- A Federal Reserve survey found that the rejection rate for credit applicants increased to 21.8% at an annualized rate in June.
- That's the highest mark since June 2018.
For anything from credit cards to auto loans, lending conditions are getting tougher and tougher for Americans.
A recent New York Federal Reserve survey found that the overall rejection rate for credit applications increased to 21.8% year-over-year in June. That's the highest level since June 2018, and the increase hit every age group but weighed most on those with credit scores below 680.
It's been over a year since the Fed first started raising interest rates to combat historic inflation, and after 10 consecutive hikes, policymakers opted for a "skip" in June but many analysts see more hikes still to come.
Higher borrowing costs are meant to discourage spending and, as a result, cool down the economy and tame inflation.
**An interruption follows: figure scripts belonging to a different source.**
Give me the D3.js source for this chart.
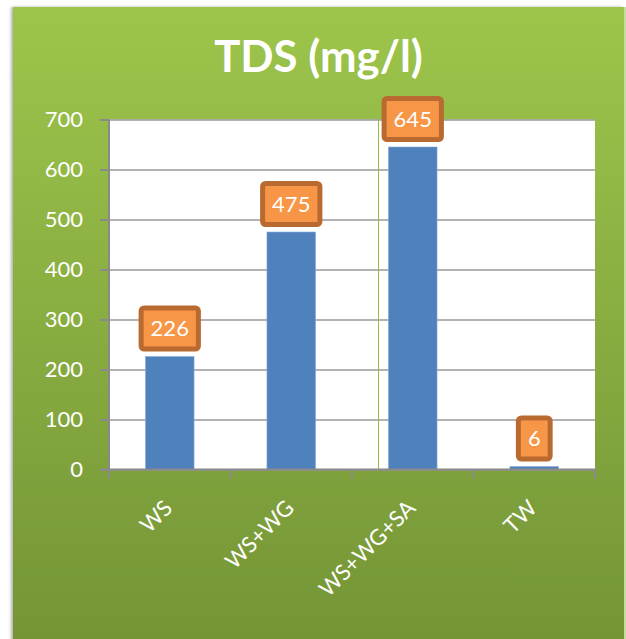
<!DOCTYPE html>
<html>
<head>
<meta charset="utf-8">
<script src="https://cdn.jsdelivr.net/npm/d3@7"></script>
<style>
  body { margin: 0; background: #fff; }
  svg { display: block; }
</style>
</head>
<body>
<script>
// Chart data
const categories = ["WS", "WS+WG", "WS+WG+SA", "TW"];
const tdsValues = [226, 475, 645, 6];
const yTicks = [0, 100, 200, 300, 400, 500, 600, 700];
const chartTitle = "TDS (mg/l)";

const W = 626, H = 639;
const font = "Lato, 'Open Sans', sans-serif";

const svg = d3.select("body").append("svg")
  .attr("width", W).attr("height", H);

const defs = svg.append("defs");
const grad = defs.append("linearGradient").attr("id", "panelFill")
  .attr("x1", 0).attr("y1", 0).attr("x2", 0).attr("y2", 1);
grad.append("stop").attr("offset", "0%").attr("stop-color", "#9dc54b");
grad.append("stop").attr("offset", "100%").attr("stop-color", "#749436");

const shadow = defs.append("filter").attr("id", "panelShadow")
  .attr("x", "-5%").attr("y", "-5%").attr("width", "110%").attr("height", "110%");
shadow.append("feDropShadow").attr("dx", -2).attr("dy", 0)
  .attr("stdDeviation", 1.5).attr("flood-color", "#000").attr("flood-opacity", 0.3);

// Green chart panel
const panel = { x: 13, y: 7, w: 611, h: 640 };
svg.append("rect")
  .attr("x", panel.x).attr("y", panel.y)
  .attr("width", panel.w).attr("height", panel.h)
  .attr("fill", "url(#panelFill)")
  .attr("filter", "url(#panelShadow)");
svg.append("rect")
  .attr("x", panel.x + panel.w).attr("y", panel.y)
  .attr("width", 2).attr("height", panel.h)
  .attr("fill", "#b4d487").attr("opacity", 0.8);

// Plot area
const plot = { left: 109, right: 595, top: 119.5, bottom: 469.5 };

const x = d3.scaleBand().domain(categories)
  .range([plot.left, plot.right])
  .paddingInner(0.6).paddingOuter(0.3);
const y = d3.scaleLinear().domain([0, 700])
  .range([plot.bottom, plot.top]);

svg.append("rect")
  .attr("x", plot.left).attr("y", plot.top)
  .attr("width", plot.right - plot.left).attr("height", plot.bottom - plot.top)
  .attr("fill", "#fff");

// Horizontal gridlines
const grid = svg.append("g")
  .attr("transform", `translate(${plot.left},0)`)
  .call(d3.axisLeft(y).tickValues(yTicks).tickSize(-(plot.right - plot.left)).tickFormat(""));
grid.select(".domain").remove();
grid.selectAll(".tick line").attr("stroke", "#9a9a9a").attr("stroke-width", 1.5);

// Thin green marker line in the third category
const markerX = Math.round(x("WS+WG+SA") - x.step() * 0.085) + 0.5;
svg.append("line")
  .attr("x1", markerX).attr("x2", markerX)
  .attr("y1", plot.top).attr("y2", plot.bottom)
  .attr("stroke", "#92bf3f").attr("stroke-width", 1);

// Bars
svg.append("g").selectAll("rect")
  .data(categories)
  .join("rect")
  .attr("x", d => x(d))
  .attr("width", x.bandwidth())
  .attr("y", (d, i) => y(tdsValues[i]))
  .attr("height", (d, i) => y(0) - y(tdsValues[i]))
  .attr("fill", "#4f81bd")
  .attr("stroke", "#8eabd6")
  .attr("stroke-width", 0.6);

// Y axis
const yAxis = svg.append("g")
  .attr("transform", `translate(${plot.left},0)`)
  .call(d3.axisLeft(y).tickValues(yTicks).tickSize(9).tickPadding(17));
yAxis.select(".domain").attr("stroke", "#8a8a8a").attr("stroke-width", 2)
  .attr("d", `M0,${plot.top}V${plot.bottom + 9}`);
yAxis.selectAll(".tick line").attr("stroke", "#8a8a8a").attr("stroke-width", 2);
yAxis.selectAll(".tick text")
  .attr("fill", "#fff").style("font-family", font).style("font-size", "22px");

// X axis line and boundary ticks
const xAxis = svg.append("g");
xAxis.append("line")
  .attr("x1", plot.left - 9).attr("x2", plot.right + 1)
  .attr("y1", y(0)).attr("y2", y(0))
  .attr("stroke", "#8a8a8a").attr("stroke-width", 2);
const boundaries = categories.map(c => x(c) - x.step() * x.paddingOuter()).concat([plot.right]);
xAxis.selectAll("line.tick")
  .data(boundaries)
  .join("line").attr("class", "tick")
  .attr("x1", d => d).attr("x2", d => d)
  .attr("y1", y(0)).attr("y2", y(0) + 9)
  .attr("stroke", "#8a8a8a").attr("stroke-width", 2);

// Rotated category labels
xAxis.selectAll("text")
  .data(categories)
  .join("text")
  .attr("transform", d => `translate(${x(d) + x.bandwidth() / 2 + 4},${y(0) + 40}) rotate(-45)`)
  .attr("text-anchor", "end")
  .attr("fill", "#fff")
  .style("font-family", font).style("font-size", "22px")
  .text(d => d);

// Value labels in orange boxes
const labels = svg.append("g").selectAll("g")
  .data(categories)
  .join("g")
  .attr("transform", (d, i) => `translate(${x(d) + x.bandwidth() / 2},${y(tdsValues[i]) - 28})`);
labels.append("rect").attr("class", "box");
labels.append("text")
  .attr("text-anchor", "middle")
  .attr("dy", "0.36em")
  .attr("fill", "#fff")
  .style("font-family", font).style("font-size", "22px")
  .text((d, i) => tdsValues[i]);
labels.each(function () {
  const g = d3.select(this);
  const tw = g.select("text").node().getComputedTextLength();
  const bw = tw + 19, bh = 41;
  g.select("rect")
    .attr("x", -bw / 2).attr("y", -bh / 2)
    .attr("width", bw).attr("height", bh)
    .attr("rx", 3)
    .attr("fill", "#f79646")
    .attr("stroke", "#b96a30").attr("stroke-width", 5);
});

// Title, sized to its set width
const title = svg.append("text")
  .attr("x", panel.x + panel.w / 2).attr("y", 72)
  .attr("text-anchor", "middle")
  .attr("fill", "#fff")
  .style("font-family", font).style("font-weight", "bold").style("font-size", "42px")
  .text(chartTitle);
const tLen = title.node().getComputedTextLength();
title.style("font-size", (42 * 209 / tLen).toFixed(1) + "px");
</script>
</body>
</html>
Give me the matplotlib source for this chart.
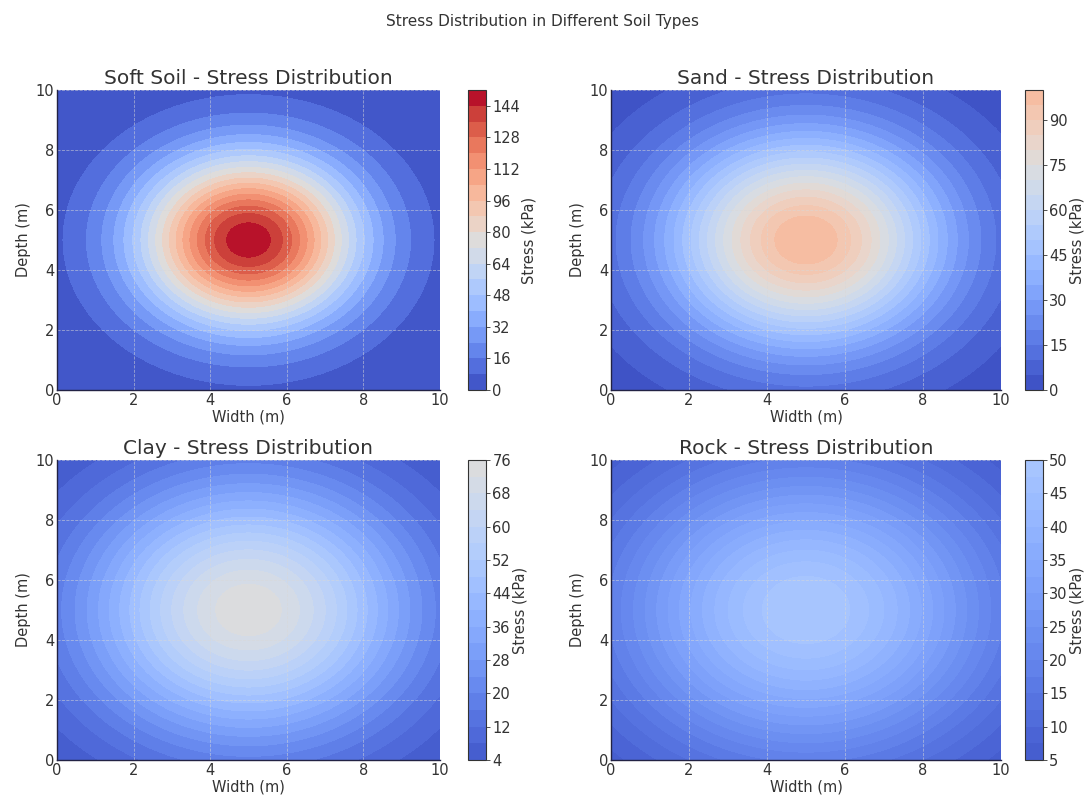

But rate hikes also make the general business environment more difficult as well, which we saw manifest several months ago across a slew of bank failures starting with Silicon Valley Bank. Since then, credit availability has tightened significantly as banks shore up deposits and become less willing to lend.
The Fed's survey highlighted the pain that individuals are feeling. All types of loan applications have seen higher rejection probabilities. Auto loans, for example, saw a rejection probability of 30.7%, while mortgages and credit card limit increases stood at 46.1% and 42.4%, respectively.
Given the tighter lending conditions, many have stopped applying for loans altogether.
"The application rate for any kind of credit over the past twelve months declined to 40.3 percent from 40.9 percent in February, its lowest reading since October 2020," Fed researchers said. "Application rates declined to 11.9 percent for auto loans and 12.5 percent for credit card limit requests, but increased to 24.8 percent for credit cards, 6.5 percent for mortgages, and 5.3 percent for mortgage refinances."